▸ Objective:
Pull out the lines running from the one with "Output the LaTeX" to the one with "(6,12) -- (1102,12);", inclusive, word for word. Drop any picture.

▸ Exercise data:
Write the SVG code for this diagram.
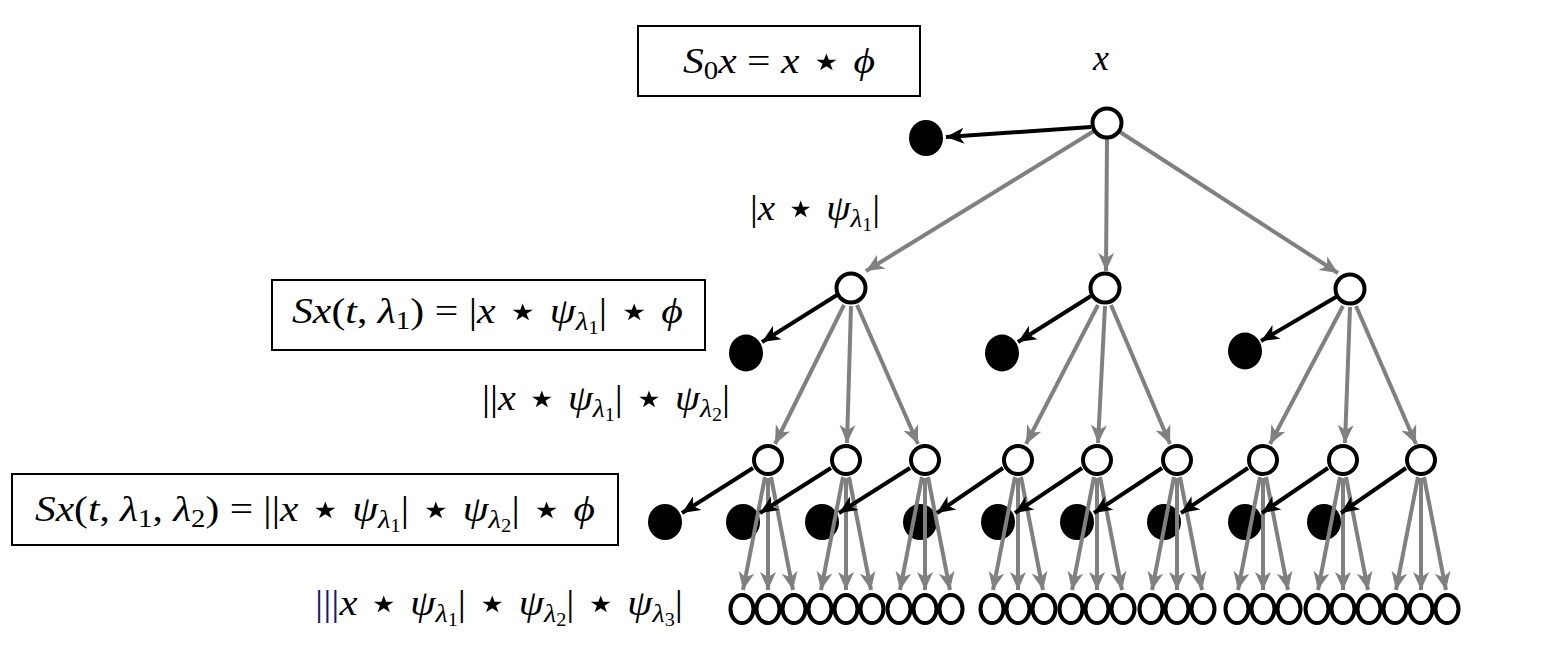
<svg xmlns="http://www.w3.org/2000/svg" width="1541" height="647" viewBox="0 0 1541 647">
<style>
.m{font-family:"Liberation Serif","DejaVu Serif",serif;font-size:36px;fill:#000}
.i{font-style:italic}
.st{font-family:"DejaVu Sans",sans-serif;font-size:46px;baseline-shift:-4px}
.box{fill:none;stroke:#000;stroke-width:2}
.open{fill:#fff;stroke:#000;stroke-width:4}
.dot{fill:#000}
.g{fill:none;stroke:#808080;stroke-width:4;marker-end:url(#ag)}
.b{fill:none;stroke:#000;stroke-width:4;marker-end:url(#ab)}
</style>
<defs>
<marker id="ag" viewBox="-19 -9 20 18" refX="0" refY="0" markerWidth="20" markerHeight="18" markerUnits="userSpaceOnUse" orient="auto"><path d="M0,0 L-18,-8 L-13,0 L-18,8 Z" fill="#808080"/></marker>
<marker id="ab" viewBox="-19 -9 20 18" refX="0" refY="0" markerWidth="20" markerHeight="18" markerUnits="userSpaceOnUse" orient="auto"><path d="M0,0 L-18,-8 L-13,0 L-18,8 Z" fill="#000"/></marker>
</defs>
<rect width="1541" height="647" fill="#fff"/>

<g id="labels">
<g id="box1"><rect class="box" x="638" y="26" width="282" height="70"/>
<text class="m" x="683" y="73" textLength="192" lengthAdjust="spacingAndGlyphs"><tspan class="i">S</tspan><tspan font-size="25" dy="6">0</tspan><tspan class="i" dy="-6">x</tspan> = <tspan class="i">x</tspan> <tspan class="st">⋆</tspan> <tspan class="i">ϕ</tspan></text></g>
<text id="lbl-x" class="m i" x="1093" y="70">x</text>
<text id="lbl1" class="m" x="750" y="220" textLength="130" lengthAdjust="spacingAndGlyphs">|<tspan class="i">x</tspan> <tspan class="st">⋆</tspan> <tspan class="i">ψ</tspan><tspan class="i" font-size="25" dy="7">λ</tspan><tspan font-size="18" dy="4">1</tspan><tspan dy="-11">|</tspan></text>
<g id="box2"><rect class="box" x="272" y="280" width="433" height="70"/>
<text class="m" x="292" y="323" textLength="391" lengthAdjust="spacingAndGlyphs"><tspan class="i">Sx</tspan>(<tspan class="i">t</tspan>, <tspan class="i">λ</tspan><tspan font-size="25" dy="6">1</tspan><tspan dy="-6">) = |</tspan><tspan class="i">x</tspan> <tspan class="st">⋆</tspan> <tspan class="i">ψ</tspan><tspan class="i" font-size="25" dy="7">λ</tspan><tspan font-size="18" dy="4">1</tspan><tspan dy="-11">| </tspan><tspan class="st">⋆</tspan> <tspan class="i">ϕ</tspan></text></g>
<text id="lbl2" class="m" x="482" y="410" textLength="248" lengthAdjust="spacingAndGlyphs">||<tspan class="i">x</tspan> <tspan class="st">⋆</tspan> <tspan class="i">ψ</tspan><tspan class="i" font-size="25" dy="7">λ</tspan><tspan font-size="18" dy="4">1</tspan><tspan dy="-11">| </tspan><tspan class="st">⋆</tspan> <tspan class="i">ψ</tspan><tspan class="i" font-size="25" dy="7">λ</tspan><tspan font-size="18" dy="4">2</tspan><tspan dy="-11">|</tspan></text>
<g id="box3"><rect class="box" x="12" y="474" width="606" height="71"/>
<text class="m" x="35" y="521" textLength="560" lengthAdjust="spacingAndGlyphs"><tspan class="i">Sx</tspan>(<tspan class="i">t</tspan>, <tspan class="i">λ</tspan><tspan font-size="25" dy="6">1</tspan><tspan dy="-6">, </tspan><tspan class="i">λ</tspan><tspan font-size="25" dy="6">2</tspan><tspan dy="-6">) = ||</tspan><tspan class="i">x</tspan> <tspan class="st">⋆</tspan> <tspan class="i">ψ</tspan><tspan class="i" font-size="25" dy="7">λ</tspan><tspan font-size="18" dy="4">1</tspan><tspan dy="-11">| </tspan><tspan class="st">⋆</tspan> <tspan class="i">ψ</tspan><tspan class="i" font-size="25" dy="7">λ</tspan><tspan font-size="18" dy="4">2</tspan><tspan dy="-11">| </tspan><tspan class="st">⋆</tspan> <tspan class="i">ϕ</tspan></text></g>
<text id="lbl3" class="m" x="315" y="615" textLength="368" lengthAdjust="spacingAndGlyphs"><tspan fill="#1a1a70">|||</tspan><tspan class="i">x</tspan> <tspan class="st">⋆</tspan> <tspan class="i">ψ</tspan><tspan class="i" font-size="25" dy="7">λ</tspan><tspan font-size="18" dy="4">1</tspan><tspan dy="-11">| </tspan><tspan class="st">⋆</tspan> <tspan class="i">ψ</tspan><tspan class="i" font-size="25" dy="7">λ</tspan><tspan font-size="18" dy="4">2</tspan><tspan dy="-11">| </tspan><tspan class="st">⋆</tspan> <tspan class="i">ψ</tspan><tspan class="i" font-size="25" dy="7">λ</tspan><tspan font-size="18" dy="4">3</tspan><tspan dy="-11">|</tspan></text>
</g>

<g id="d0"><ellipse class="dot" cx="926" cy="138" rx="17" ry="18"/></g>
<g id="d1"><ellipse class="dot" cx="746" cy="353" rx="17" ry="18.5"/></g>
<g id="d2"><ellipse class="dot" cx="1002" cy="353" rx="17" ry="18.5"/></g>
<g id="d3"><ellipse class="dot" cx="1245" cy="351" rx="17" ry="18.5"/></g>
<g id="d11"><ellipse class="dot" cx="665" cy="522" rx="17" ry="18"/></g>
<g id="d12"><ellipse class="dot" cx="743" cy="522" rx="17" ry="18"/></g>
<g id="d13"><ellipse class="dot" cx="822" cy="522" rx="17" ry="18"/></g>
<g id="d21"><ellipse class="dot" cx="920" cy="522" rx="17" ry="18"/></g>
<g id="d22"><ellipse class="dot" cx="998" cy="522" rx="17" ry="18"/></g>
<g id="d23"><ellipse class="dot" cx="1077" cy="522" rx="17" ry="18"/></g>
<g id="d31"><ellipse class="dot" cx="1164" cy="522" rx="17" ry="18"/></g>
<g id="d32"><ellipse class="dot" cx="1245" cy="522" rx="17" ry="18"/></g>
<g id="d33"><ellipse class="dot" cx="1324" cy="522" rx="17" ry="18"/></g>

<g id="connectors">
<path class="g" d="M1094,131 L866,271"/>
<path class="g" d="M1107,139 L1106,271"/>
<path class="g" d="M1120,132 L1338,273"/>
<path class="g" d="M844,305 L775,444"/>
<path class="g" d="M851,306 L847,443"/>
<path class="g" d="M857,305 L918,444"/>
<path class="g" d="M1098,305 L1026,444"/>
<path class="g" d="M1105,306 L1098,443"/>
<path class="g" d="M1111,305 L1170,444"/>
<path class="g" d="M1343,306 L1270,444"/>
<path class="g" d="M1350,307 L1345,443"/>
<path class="g" d="M1356,306 L1416,444"/>
<path class="g" d="M765,477 L743,590"/><path class="g" d="M768,478 L768,590"/><path class="g" d="M771,477 L793,590"/>
<path class="g" d="M843,477 L821,590"/><path class="g" d="M846,478 L846,590"/><path class="g" d="M849,477 L871,590"/>
<path class="g" d="M922,477 L900,590"/><path class="g" d="M925,478 L925,590"/><path class="g" d="M928,477 L950,590"/>
<path class="g" d="M1015,477 L993,590"/><path class="g" d="M1018,478 L1018,590"/><path class="g" d="M1021,477 L1043,590"/>
<path class="g" d="M1094,477 L1072,590"/><path class="g" d="M1097,478 L1097,590"/><path class="g" d="M1100,477 L1122,590"/>
<path class="g" d="M1174,477 L1152,590"/><path class="g" d="M1177,478 L1177,590"/><path class="g" d="M1180,477 L1202,590"/>
<path class="g" d="M1260,477 L1238,590"/><path class="g" d="M1263,478 L1263,590"/><path class="g" d="M1266,477 L1288,590"/>
<path class="g" d="M1340,477 L1318,590"/><path class="g" d="M1343,478 L1343,590"/><path class="g" d="M1346,477 L1368,590"/>
<path class="g" d="M1418,477 L1396,590"/><path class="g" d="M1421,478 L1421,590"/><path class="g" d="M1424,477 L1446,590"/>
<path class="b" d="M1091,127 L946,137"/>
<path class="b" d="M837,295 L762,342"/>
<path class="b" d="M1091,296 L1018,342"/>
<path class="b" d="M1336,297 L1261,341"/>
<path class="b" d="M753,468 L682,513"/>
<path class="b" d="M831,468 L760,513"/>
<path class="b" d="M910,468 L839,513"/>
<path class="b" d="M1003,468 L937,513"/>
<path class="b" d="M1082,468 L1015,513"/>
<path class="b" d="M1162,468 L1094,513"/>
<path class="b" d="M1248,468 L1181,513"/>
<path class="b" d="M1328,468 L1262,513"/>
<path class="b" d="M1406,468 L1341,513"/>
</g>

<g id="n0"><circle class="open" cx="1107" cy="123" r="14.5"/></g>
<g id="n1"><circle class="open" cx="851" cy="288" r="14.5"/></g>
<g id="n2"><circle class="open" cx="1105" cy="288" r="14.5"/></g>
<g id="n3"><circle class="open" cx="1350" cy="289" r="14.5"/></g>
<g id="n11"><circle class="open" cx="768" cy="460" r="14"/></g>
<g id="n12"><circle class="open" cx="846" cy="460" r="14"/></g>
<g id="n13"><circle class="open" cx="925" cy="460" r="14"/></g>
<g id="n21"><circle class="open" cx="1018" cy="460" r="14"/></g>
<g id="n22"><circle class="open" cx="1097" cy="460" r="14"/></g>
<g id="n23"><circle class="open" cx="1177" cy="460" r="14"/></g>
<g id="n31"><circle class="open" cx="1263" cy="460" r="14"/></g>
<g id="n32"><circle class="open" cx="1343" cy="460" r="14"/></g>
<g id="n33"><circle class="open" cx="1421" cy="460" r="14"/></g>
<g id="leaves11"><ellipse class="open" cx="742" cy="609" rx="11.5" ry="14"/><ellipse class="open" cx="768" cy="609" rx="11.5" ry="14"/><ellipse class="open" cx="794" cy="609" rx="11.5" ry="14"/></g>
<g id="leaves12"><ellipse class="open" cx="820" cy="609" rx="11.5" ry="14"/><ellipse class="open" cx="846" cy="609" rx="11.5" ry="14"/><ellipse class="open" cx="872" cy="609" rx="11.5" ry="14"/></g>
<g id="leaves13"><ellipse class="open" cx="899" cy="609" rx="11.5" ry="14"/><ellipse class="open" cx="925" cy="609" rx="11.5" ry="14"/><ellipse class="open" cx="951" cy="609" rx="11.5" ry="14"/></g>
<g id="leaves21"><ellipse class="open" cx="992" cy="609" rx="11.5" ry="14"/><ellipse class="open" cx="1018" cy="609" rx="11.5" ry="14"/><ellipse class="open" cx="1044" cy="609" rx="11.5" ry="14"/></g>
<g id="leaves22"><ellipse class="open" cx="1071" cy="609" rx="11.5" ry="14"/><ellipse class="open" cx="1097" cy="609" rx="11.5" ry="14"/><ellipse class="open" cx="1123" cy="609" rx="11.5" ry="14"/></g>
<g id="leaves23"><ellipse class="open" cx="1151" cy="609" rx="11.5" ry="14"/><ellipse class="open" cx="1177" cy="609" rx="11.5" ry="14"/><ellipse class="open" cx="1203" cy="609" rx="11.5" ry="14"/></g>
<g id="leaves31"><ellipse class="open" cx="1237" cy="609" rx="11.5" ry="14"/><ellipse class="open" cx="1263" cy="609" rx="11.5" ry="14"/><ellipse class="open" cx="1289" cy="609" rx="11.5" ry="14"/></g>
<g id="leaves32"><ellipse class="open" cx="1317" cy="609" rx="11.5" ry="14"/><ellipse class="open" cx="1343" cy="609" rx="11.5" ry="14"/><ellipse class="open" cx="1369" cy="609" rx="11.5" ry="14"/></g>
<g id="leaves33"><ellipse class="open" cx="1395" cy="609" rx="11.5" ry="14"/><ellipse class="open" cx="1421" cy="609" rx="11.5" ry="14"/><ellipse class="open" cx="1447" cy="609" rx="11.5" ry="14"/></g>
</svg>
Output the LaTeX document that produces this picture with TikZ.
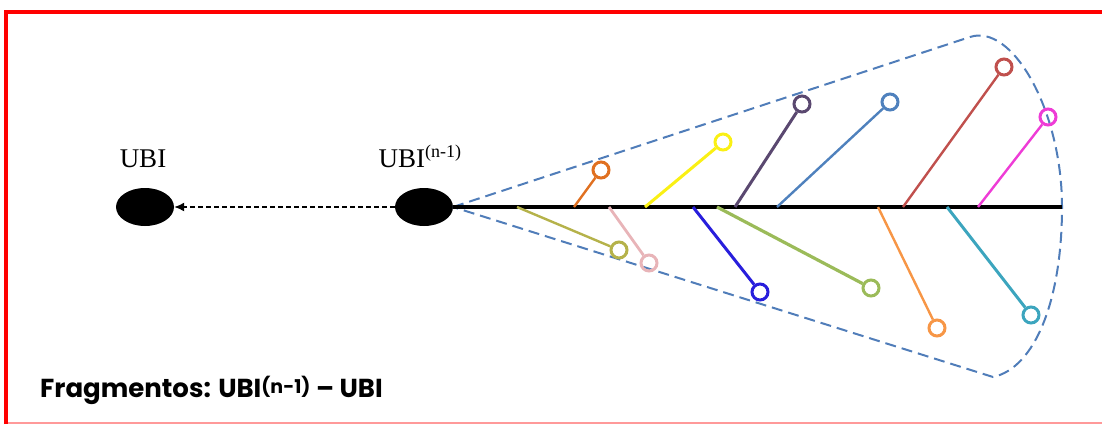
\documentclass[tikz,border=0pt]{standalone}
\usepackage{fontspec}
\setmainfont{Liberation Serif}
\newfontfamily\gothic{Poppins}
\usetikzlibrary{shapes.geometric,arrows.meta}
\definecolor{outl}{RGB}{80,125,185}
\definecolor{cOrA}{RGB}{224,112,32}
\definecolor{cYel}{RGB}{250,240,20}
\definecolor{cPur}{RGB}{90,72,112}
\definecolor{cSte}{RGB}{79,129,189}
\definecolor{cBrn}{RGB}{192,80,77}
\definecolor{cMag}{RGB}{238,60,214}
\definecolor{cOli}{RGB}{181,178,74}
\definecolor{cPnk}{RGB}{232,180,184}
\definecolor{cBlu}{RGB}{40,30,220}
\definecolor{cGrn}{RGB}{155,187,89}
\definecolor{cOrB}{RGB}{247,150,70}
\definecolor{cTea}{RGB}{60,165,190}
\tikzset{
  blob/.style={ellipse, fill=black, minimum width=58pt, minimum height=38pt, inner sep=0pt},
  ring/.style={circle, draw=#1, line width=3pt, minimum size=16pt, inner sep=0pt},
  branch/.style={draw=#1, line width=2.4pt},
  lbl/.style={font=\fontsize{27}{29}\selectfont, inner sep=0pt}
}
\begin{document}
\begin{tikzpicture}[x=1pt,y=-1pt]
\useasboundingbox (0,0) rectangle (1102,425);
% red frame
\draw[red!40, line width=1.5pt] (6,423) -- (1102,423);
\draw[red, line width=4pt] (6,424) -- (6,12) -- (1102,12);

% main nodes
\node[blob] (ubi) at (145,207) {};
\node[blob] (ubin) at (424,207) {};
\node[lbl, anchor=base] (tubi) at (143,167) {UBI};
\node[lbl, anchor=base] (tubin) at (420,167) {UBI\textsuperscript{\fontsize{18}{20}\selectfont(n-1)}};
\draw[line width=1.6pt, dash pattern=on 5pt off 3pt, -{Latex[length=10pt,width=9pt]}] (ubin.west) -- (ubi.east);

% outline
\coordinate (apex) at (453,207);
\draw[outl, line width=2pt, dash pattern=on 11pt off 6pt]
  (apex) -- (970,37) .. controls (1012,23) and (1062,110) .. (1062,207)
  .. controls (1062,300) and (1035,368) .. (993,377) -- cycle;

% spine
\coordinate (tail) at (1062,207);
\draw[black, line width=3.2pt] (apex) -- (tail);

% rings
\node[ring=cOrA] (r1) at (601,170) {};
\node[ring=cYel] (r2) at (723,142) {};
\node[ring=cPur] (r3) at (802,104) {};
\node[ring=cSte] (r4) at (890,102) {};
\node[ring=cBrn] (r5) at (1004,67) {};
\node[ring=cMag] (r6) at (1048,117) {};
\node[ring=cOli] (r7) at (619,250) {};
\node[ring=cPnk] (r8) at (649,263) {};
\node[ring=cBlu] (r9) at (760,292) {};
\node[ring=cGrn] (r10) at (871,288) {};
\node[ring=cOrB] (r11) at (937,328) {};
\node[ring=cTea] (r12) at (1031,315) {};

% branch bases
\coordinate (b1) at (574,207);
\coordinate (b2) at (645,207);
\coordinate (b3) at (735,207);
\coordinate (b4) at (777,207);
\coordinate (b5) at (903,207);
\coordinate (b6) at (978,207);
\coordinate (b7) at (517,207);
\coordinate (b8) at (609,207);
\coordinate (b9) at (693,207);
\coordinate (b10) at (717,207);
\coordinate (b11) at (878,207);
\coordinate (b12) at (947,207);

\draw[branch=cOrA] (b1) -- (r1);
\draw[branch=cYel, line width=3pt] (b2) -- (r2);
\draw[branch=cPur, line width=3pt] (b3) -- (r3);
\draw[branch=cSte] (b4) -- (r4);
\draw[branch=cBrn] (b5) -- (r5);
\draw[branch=cMag] (b6) -- (r6);
\draw[branch=cOli] (b7) -- (r7);
\draw[branch=cPnk, line width=2.8pt] (b8) -- (r8);
\draw[branch=cBlu, line width=3pt] (b9) -- (r9);
\draw[branch=cGrn, line width=3.2pt] (b10) -- (r10);
\draw[branch=cOrB] (b11) -- (r11);
\draw[branch=cTea, line width=3pt] (b12) -- (r12);

% caption
\node[anchor=base west, inner sep=0pt, font=\gothic\fontsize{26}{29}\selectfont] (cap) at (40,397)
  {\textbf{Fragmentos: UBI}{\fontsize{19}{21}\selectfont\raisebox{4pt}{\textbf{(n-1)}}}\textbf{ – UBI}};
\end{tikzpicture}
\end{document}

▸ Task solution:
Output the LaTeX document that produces this picture with TikZ.
\documentclass[tikz,border=0pt]{standalone}
\usepackage{fontspec}
\setmainfont{Liberation Serif}
\newfontfamily\gothic{Poppins}
\usetikzlibrary{shapes.geometric,arrows.meta}
\definecolor{outl}{RGB}{80,125,185}
\definecolor{cOrA}{RGB}{224,112,32}
\definecolor{cYel}{RGB}{250,240,20}
\definecolor{cPur}{RGB}{90,72,112}
\definecolor{cSte}{RGB}{79,129,189}
\definecolor{cBrn}{RGB}{192,80,77}
\definecolor{cMag}{RGB}{238,60,214}
\definecolor{cOli}{RGB}{181,178,74}
\definecolor{cPnk}{RGB}{232,180,184}
\definecolor{cBlu}{RGB}{40,30,220}
\definecolor{cGrn}{RGB}{155,187,89}
\definecolor{cOrB}{RGB}{247,150,70}
\definecolor{cTea}{RGB}{60,165,190}
\tikzset{
  blob/.style={ellipse, fill=black, minimum width=58pt, minimum height=38pt, inner sep=0pt},
  ring/.style={circle, draw=#1, line width=3pt, minimum size=16pt, inner sep=0pt},
  branch/.style={draw=#1, line width=2.4pt},
  lbl/.style={font=\fontsize{27}{29}\selectfont, inner sep=0pt}
}
\begin{document}
\begin{tikzpicture}[x=1pt,y=-1pt]
\useasboundingbox (0,0) rectangle (1102,425);
% red frame
\draw[red!40, line width=1.5pt] (6,423) -- (1102,423);
\draw[red, line width=4pt] (6,424) -- (6,12) -- (1102,12);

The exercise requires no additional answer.